Whether a person is undergoing tubal ligation on its own or alongside another procedure can influence how the medical team performs it.
After a cesarean delivery
A cesarean involves making an incision in the lower abdomen and uterus to deliver one or more babies. During the procedure, the uterus is outside of the body and the fallopian tubes are clearly visible.
If the woman has arranged to have a tubal ligation during this time, the doctor may cut or tie the fallopian tubes before replacing the uterus within the body and closing the abdominal incision.
Doctors usually use regional anesthesia for this type of tubal ligation. This means that the woman receives an injection of a local anesthetic in her back to numb the area and that she is awake during the procedure. Regional anesthesia usually wears off in a few hours.
As a standalone procedure
People generally undergo standalone tubal ligation under general anesthesia. This renders them completely asleep and a device supports their breathing.
To perform a standalone tubal ligation, a surgeon or doctor:
- washes the lower abdomen with antibacterial soap to prevent infection
- makes small incisions and brings the fallopian tubes through them
- cuts or ties the fallopian tubes
- replaces the tubes
- sews the incisions closed or seals them with surgical adhesive
- applies small bandages over the incisions
A tubal ligation tends to take around 30 minutes. Having this surgery soon after childbirth does not usually make the hospital stay any longer.

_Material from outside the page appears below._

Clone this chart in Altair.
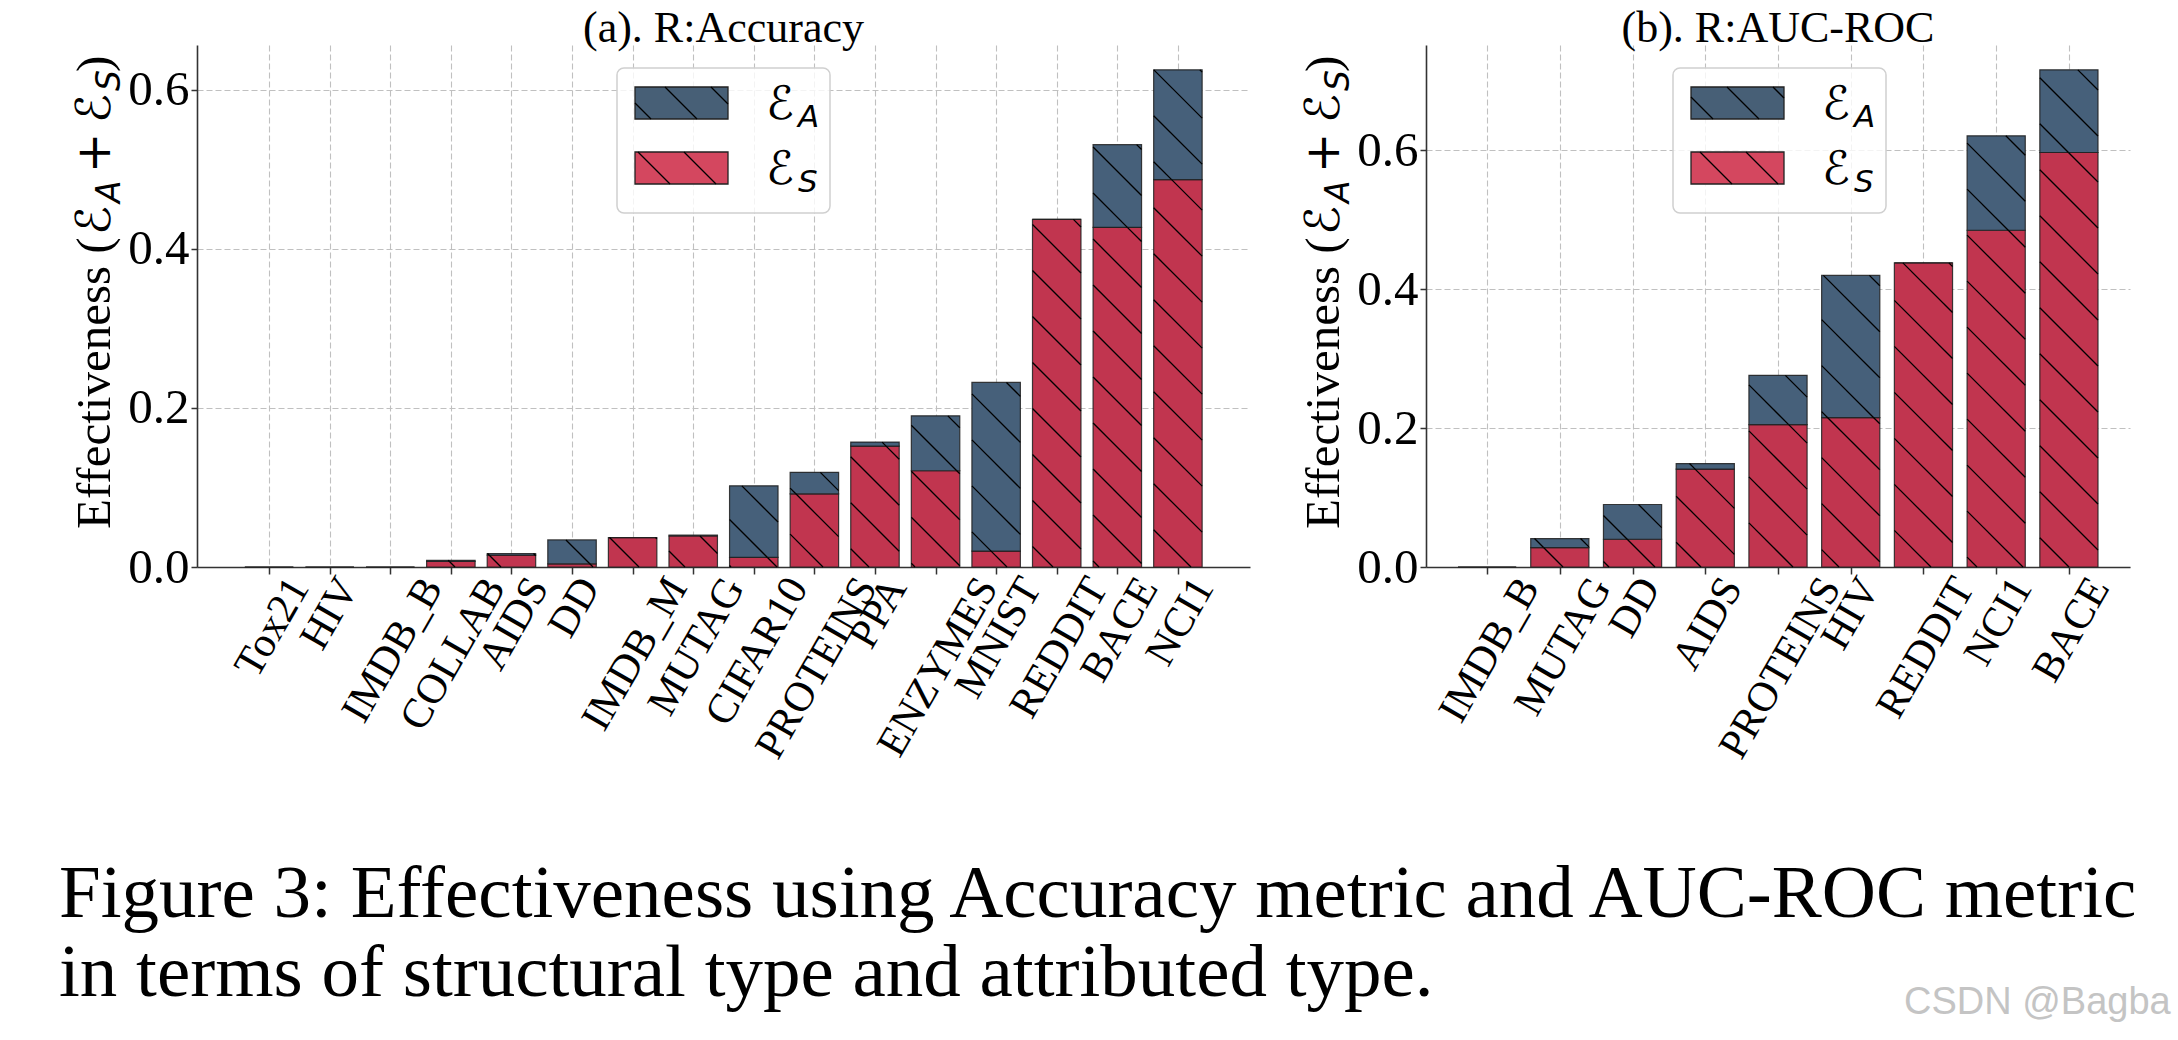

As a standalone surgery, tubal ligation is an outpatient procedure. If it follows a cesarean delivery, the doctor will assess various factors before estimating the length of the hospital stay.
Most people who undergo it do not consider tubal ligation to be especially painful. In the immediate aftermath of the procedure, a person may experience:
The doctor may advise against driving immediately after a tubal ligation, but the person can usually return to their regular routine the following day.
Consult the doctor if significant bleeding occurs or any pain gets worse after the procedure.
The medical community considers tubal ligation to be safe and effective. The risk of complications is low, and these issues primarily stem from the use of general anesthesia.
However, some people experience pain, infection, or bleeding as a result of tubal ligation. While these risks are minimal, a person should discuss any concerns with a doctor before the procedure.
A person may opt for tubal ligation because it can offer:
- Highly effective contraception: Fewer than 1 in 100 women become pregnant each year after undergoing sterilization, making it more effective than methods such as the pill or condoms.
- Reduced cancer risk: A large-scale study found that women who underwent tubal ligation had reduced risks of fallopian tube, ovarian, and peritoneal cancers.
Some potential downsides may include:
- Difficult reversion: A doctor can attempt to reverse a tubal ligation, but the success rate is low.
- Surgical risks: The procedure carries risks such as bleeding, infection, and pain, though these are uncommon.
- Failure: In rare cases, a portion of one or both fallopian tubes may remain functional, increasing the chances of pregnancy and ectopic pregnancy.
Tubal ligation is not the only method of female sterilization or birth control.
In terms of surgical options, a person may opt for a bilateral salpingectomy. This involves the removal of both fallopian tubes, which permanently prevents pregnancy.
Some doctors recommend this procedure because it may further reduce the risks of ovarian cancer, according to an article in the journal Obstetrics & Gynecology.
People looking for long-acting contraception may prefer an intrauterine device (IUD). An IUD can be effective for years at a time, and if a person wishes to become pregnant, a healthcare provider can remove it.
A doctor should thoroughly discuss a person’s birth control and sterilization options and help them make an informed decision.
Tubal ligation is a safe and effective way to prevent pregnancy permanently. It is not always reversible.
Anyone considering sterilization should discuss the risks and benefits with their doctor and ensure that the doctor has answered all of their questions before the procedure.